La contadinella di Capri-Revolution – Martone coraggiosamente riprende un sostantivo, ormai desueto, in chiave internazionalista – dopo avere appreso sulla sua pelle ‘una’ storia della sinistra e averla usata come lente per vedere il disastro imminente di tutto, sceglie di partire, anzi di scappare, di sopravvivere. Immagina un’altra sinistra. Lascia la sua isola, la sua nave forse la porterà in America. Ma il titolo del film di Martone, ripeto, parte da un isola. Perché ancora isole in questi film così profondamente ‘politici’? Forse perché la loro terrena con-clusione diventa facilmente metafora di comunità, un luogo stretto e chiuso – il mondo? – in cui uomini e donne non possono non provare a stabilire delle relazioni, delle regole, dei compromessi.

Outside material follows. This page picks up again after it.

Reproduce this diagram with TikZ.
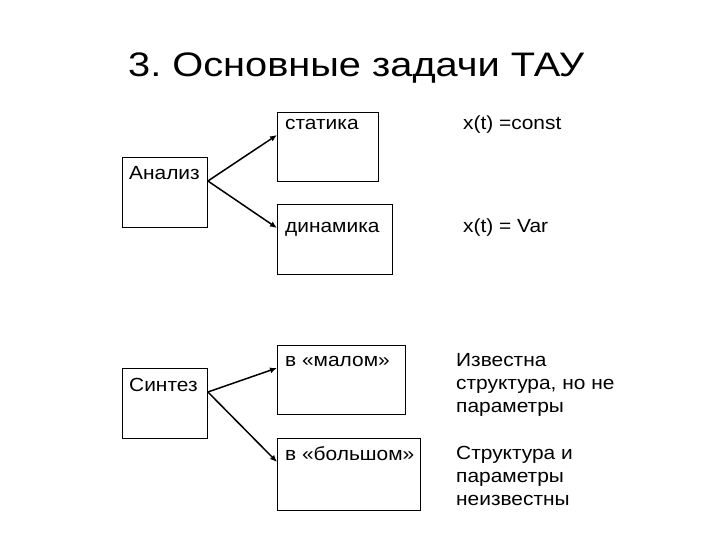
\documentclass[tikz,border=0pt]{standalone}
\usepackage{fontspec}
\setmainfont{Liberation Sans}[FakeStretch=1.1]
\newfontfamily\titlefont{Liberation Sans}[FakeStretch=1.17]
\frenchspacing
\usetikzlibrary{arrows.meta,calc}
\begin{document}
\begin{tikzpicture}[x=1pt,y=-1pt,
  box/.style={draw,line width=0.9pt,inner sep=0pt},
  lbl/.style={anchor=base west,inner sep=0pt,font=\fontsize{19}{22.8}\selectfont,align=left},
  conn/.style={line width=1.5pt,-{Latex[length=7pt,width=6pt]}}]
\useasboundingbox[fill=white] (0,0) rectangle (720,540);
\node[anchor=base west,inner sep=0pt,font=\titlefont\fontsize{34}{40}\selectfont] (title) at (128,77) {3. Основные задачи ТАУ};
% boxes
\path (122,157) coordinate (Anw);
\path (277,112) coordinate (Snw) (277,204) coordinate (Dnw);
\path (122,368) coordinate (Ynw);
\path (277,345) coordinate (Mnw) (277,438) coordinate (Bnw);
\node[box,minimum width=85pt,minimum height=70pt,anchor=north west] (An) at (Anw) {};
\node[box,minimum width=101pt,minimum height=69pt,anchor=north west] (St) at (Snw) {};
\node[box,minimum width=115pt,minimum height=70pt,anchor=north west] (Di) at (Dnw) {};
\node[box,minimum width=85pt,minimum height=70pt,anchor=north west] (Si) at (Ynw) {};
\node[box,minimum width=128pt,minimum height=69pt,anchor=north west] (Ma) at (Mnw) {};
\node[box,minimum width=143pt,minimum height=72pt,anchor=north west] (Bo) at (Bnw) {};
% texts
\node[lbl] (tAn) at (129,180) {Анализ};
\node[lbl] (tSi) at (129,391) {Синтез};
\node[lbl] (tSt) at (285,130) {статика};
\node[lbl] (tDi) at (285,233) {динамика};
\node[lbl] (tMa) at (285,366) {в «малом»};
\node[lbl] (tBo) at (285,460) {в «большом»};
\node[lbl] (c1) at (463,130) {x(t) =const};
\node[lbl] (c2) at (463,233) {x(t) = Var};
\node[lbl] (c3) at (456,412) {Известна\\структура, но не\\параметры};
\node[lbl] (c4) at (456,505) {Структура и\\параметры\\неизвестны};
% connectors
\coordinate (aA) at ($(An.north east)+(0,24)$);
\coordinate (aY) at ($(Si.north east)+(0,24)$);
\draw[conn] (aA) -- ($(St.north west)+(0,23)$);
\draw[conn] (aA) -- ($(Di.north west)+(0,24)$);
\draw[conn] (aY) -- ($(Ma.north west)+(0,23)$);
\draw[conn] (aY) -- ($(Bo.north west)+(0,24)$);
\end{tikzpicture}
\end{document}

Forse l’isola è il luogo più umano e di sinistra che si potrebbe immaginare. Ma anche più cinematografico. Basti pensare al fatto che uno dei più suggestivi festival cinematografici degli ultimi anni (diretto da Enrico Ghezzi) si svolgeva a Procida, che a giugno si bagnava di immagini, di jam session, di parole. Insomma, di quella materia scivolosa di cui è fatto il cinema.
Le ultime immagini del film di Martone partono da un’isola e rimandano, dunque, verso un altrove.
Un altro luogo, un altro tempo, un’altra sinistra. Se sono gli Stati Uniti la meta di quel viaggio, come non pensare alla sinistra roosveltiana dei successivi anni Trenta, capace di approssimarsi al socialismo attraverso il capitalismo e che si è efficacemente raccontata (soprattutto) attraverso il cinema? Come non pensare nelle giornate veneziane in sala all’ultimo film di Orson Welles – cinema che non muore e che risorge, come dovrebbe fare una sinistra capace di specchiarsi e poi rifrangersi nel cinema? Bisogna ricordare l’Orson Welles militante politico, il giovane attore che fu messo a dirigere il Federal Theatre Project, il progressismo americano capace di sconfiggere il nazismo (a partire dal cinema e dal racconto della guerra di tanti futuri cineasti). The other side of the wind, quello stesso vento che spirava a Procida fino a qualche anno fa e che ci attraversava con forza pelle e polmoni, corpo e mente.